# [Task instructions]
Return the whole listing exactly as it stands.

====================

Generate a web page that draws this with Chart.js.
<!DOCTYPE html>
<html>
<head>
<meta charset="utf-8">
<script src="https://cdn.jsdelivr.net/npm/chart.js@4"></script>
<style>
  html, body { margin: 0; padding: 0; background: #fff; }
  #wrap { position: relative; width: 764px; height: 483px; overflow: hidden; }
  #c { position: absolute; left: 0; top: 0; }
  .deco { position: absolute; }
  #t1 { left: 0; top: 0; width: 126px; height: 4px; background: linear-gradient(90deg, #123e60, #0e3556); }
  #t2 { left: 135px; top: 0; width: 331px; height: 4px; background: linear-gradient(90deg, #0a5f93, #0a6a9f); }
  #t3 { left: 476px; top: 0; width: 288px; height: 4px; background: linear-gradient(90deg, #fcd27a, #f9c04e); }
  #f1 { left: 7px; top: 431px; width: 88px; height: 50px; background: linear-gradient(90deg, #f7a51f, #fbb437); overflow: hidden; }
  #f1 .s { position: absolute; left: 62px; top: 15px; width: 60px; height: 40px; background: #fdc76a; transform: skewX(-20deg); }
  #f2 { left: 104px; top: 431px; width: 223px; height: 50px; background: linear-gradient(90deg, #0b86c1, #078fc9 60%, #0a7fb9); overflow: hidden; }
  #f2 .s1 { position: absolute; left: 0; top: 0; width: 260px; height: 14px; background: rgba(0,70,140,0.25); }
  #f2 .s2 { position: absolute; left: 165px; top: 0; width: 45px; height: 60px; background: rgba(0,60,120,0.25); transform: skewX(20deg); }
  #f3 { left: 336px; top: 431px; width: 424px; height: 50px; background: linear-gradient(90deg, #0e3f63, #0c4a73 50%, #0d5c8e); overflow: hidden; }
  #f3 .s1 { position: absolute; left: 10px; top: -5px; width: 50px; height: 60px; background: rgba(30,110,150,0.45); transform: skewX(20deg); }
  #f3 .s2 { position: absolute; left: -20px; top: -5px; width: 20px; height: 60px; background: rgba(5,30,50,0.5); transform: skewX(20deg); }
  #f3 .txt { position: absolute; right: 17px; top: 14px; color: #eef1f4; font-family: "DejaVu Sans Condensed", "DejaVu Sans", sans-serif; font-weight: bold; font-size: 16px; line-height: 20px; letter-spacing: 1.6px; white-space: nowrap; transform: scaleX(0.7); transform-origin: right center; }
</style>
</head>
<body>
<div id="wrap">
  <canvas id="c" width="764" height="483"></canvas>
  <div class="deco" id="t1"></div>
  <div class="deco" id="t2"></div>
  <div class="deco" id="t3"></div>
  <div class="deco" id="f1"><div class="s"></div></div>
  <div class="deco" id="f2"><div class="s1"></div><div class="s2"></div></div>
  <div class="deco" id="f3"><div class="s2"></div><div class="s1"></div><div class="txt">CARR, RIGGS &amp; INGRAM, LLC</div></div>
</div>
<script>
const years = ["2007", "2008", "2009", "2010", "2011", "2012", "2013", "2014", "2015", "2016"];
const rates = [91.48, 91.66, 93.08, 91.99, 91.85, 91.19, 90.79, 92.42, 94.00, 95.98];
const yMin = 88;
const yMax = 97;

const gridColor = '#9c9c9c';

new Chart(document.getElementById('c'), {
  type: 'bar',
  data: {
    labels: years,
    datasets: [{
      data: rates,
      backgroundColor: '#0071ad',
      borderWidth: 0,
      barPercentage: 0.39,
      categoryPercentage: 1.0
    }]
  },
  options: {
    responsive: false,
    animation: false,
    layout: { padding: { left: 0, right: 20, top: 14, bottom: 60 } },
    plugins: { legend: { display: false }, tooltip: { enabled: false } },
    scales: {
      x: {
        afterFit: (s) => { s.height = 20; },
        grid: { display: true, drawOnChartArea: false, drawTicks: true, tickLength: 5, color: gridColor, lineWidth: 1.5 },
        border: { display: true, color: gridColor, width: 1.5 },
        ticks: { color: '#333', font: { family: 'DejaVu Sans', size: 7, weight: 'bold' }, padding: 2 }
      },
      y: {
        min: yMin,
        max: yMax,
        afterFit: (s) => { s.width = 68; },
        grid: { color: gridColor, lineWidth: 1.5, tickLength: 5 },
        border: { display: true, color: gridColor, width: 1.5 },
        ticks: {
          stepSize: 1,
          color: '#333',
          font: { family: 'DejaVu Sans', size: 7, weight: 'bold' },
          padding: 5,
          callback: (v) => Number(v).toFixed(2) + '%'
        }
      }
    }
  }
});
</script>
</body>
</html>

====================

# [The reply]
Generate a web page that draws this with Chart.js.
<!DOCTYPE html>
<html>
<head>
<meta charset="utf-8">
<script src="https://cdn.jsdelivr.net/npm/chart.js@4"></script>
<style>
  html, body { margin: 0; padding: 0; background: #fff; }
  #wrap { position: relative; width: 764px; height: 483px; overflow: hidden; }
  #c { position: absolute; left: 0; top: 0; }
  .deco { position: absolute; }
  #t1 { left: 0; top: 0; width: 126px; height: 4px; background: linear-gradient(90deg, #123e60, #0e3556); }
  #t2 { left: 135px; top: 0; width: 331px; height: 4px; background: linear-gradient(90deg, #0a5f93, #0a6a9f); }
  #t3 { left: 476px; top: 0; width: 288px; height: 4px; background: linear-gradient(90deg, #fcd27a, #f9c04e); }
  #f1 { left: 7px; top: 431px; width: 88px; height: 50px; background: linear-gradient(90deg, #f7a51f, #fbb437); overflow: hidden; }
  #f1 .s { position: absolute; left: 62px; top: 15px; width: 60px; height: 40px; background: #fdc76a; transform: skewX(-20deg); }
  #f2 { left: 104px; top: 431px; width: 223px; height: 50px; background: linear-gradient(90deg, #0b86c1, #078fc9 60%, #0a7fb9); overflow: hidden; }
  #f2 .s1 { position: absolute; left: 0; top: 0; width: 260px; height: 14px; background: rgba(0,70,140,0.25); }
  #f2 .s2 { position: absolute; left: 165px; top: 0; width: 45px; height: 60px; background: rgba(0,60,120,0.25); transform: skewX(20deg); }
  #f3 { left: 336px; top: 431px; width: 424px; height: 50px; background: linear-gradient(90deg, #0e3f63, #0c4a73 50%, #0d5c8e); overflow: hidden; }
  #f3 .s1 { position: absolute; left: 10px; top: -5px; width: 50px; height: 60px; background: rgba(30,110,150,0.45); transform: skewX(20deg); }
  #f3 .s2 { position: absolute; left: -20px; top: -5px; width: 20px; height: 60px; background: rgba(5,30,50,0.5); transform: skewX(20deg); }
  #f3 .txt { position: absolute; right: 17px; top: 14px; color: #eef1f4; font-family: "DejaVu Sans Condensed", "DejaVu Sans", sans-serif; font-weight: bold; font-size: 16px; line-height: 20px; letter-spacing: 1.6px; white-space: nowrap; transform: scaleX(0.7); transform-origin: right center; }
</style>
</head>
<body>
<div id="wrap">
  <canvas id="c" width="764" height="483"></canvas>
  <div class="deco" id="t1"></div>
  <div class="deco" id="t2"></div>
  <div class="deco" id="t3"></div>
  <div class="deco" id="f1"><div class="s"></div></div>
  <div class="deco" id="f2"><div class="s1"></div><div class="s2"></div></div>
  <div class="deco" id="f3"><div class="s2"></div><div class="s1"></div><div class="txt">CARR, RIGGS &amp; INGRAM, LLC</div></div>
</div>
<script>
const years = ["2007", "2008", "2009", "2010", "2011", "2012", "2013", "2014", "2015", "2016"];
const rates = [91.48, 91.66, 93.08, 91.99, 91.85, 91.19, 90.79, 92.42, 94.00, 95.98];
const yMin = 88;
const yMax = 97;

const gridColor = '#9c9c9c';

new Chart(document.getElementById('c'), {
  type: 'bar',
  data: {
    labels: years,
    datasets: [{
      data: rates,
      backgroundColor: '#0071ad',
      borderWidth: 0,
      barPercentage: 0.39,
      categoryPercentage: 1.0
    }]
  },
  options: {
    responsive: false,
    animation: false,
    layout: { padding: { left: 0, right: 20, top: 14, bottom: 60 } },
    plugins: { legend: { display: false }, tooltip: { enabled: false } },
    scales: {
      x: {
        afterFit: (s) => { s.height = 20; },
        grid: { display: true, drawOnChartArea: false, drawTicks: true, tickLength: 5, color: gridColor, lineWidth: 1.5 },
        border: { display: true, color: gridColor, width: 1.5 },
        ticks: { color: '#333', font: { family: 'DejaVu Sans', size: 7, weight: 'bold' }, padding: 2 }
      },
      y: {
        min: yMin,
        max: yMax,
        afterFit: (s) => { s.width = 68; },
        grid: { color: gridColor, lineWidth: 1.5, tickLength: 5 },
        border: { display: true, color: gridColor, width: 1.5 },
        ticks: {
          stepSize: 1,
          color: '#333',
          font: { family: 'DejaVu Sans', size: 7, weight: 'bold' },
          padding: 5,
          callback: (v) => Number(v).toFixed(2) + '%'
        }
      }
    }
  }
});
</script>
</body>
</html>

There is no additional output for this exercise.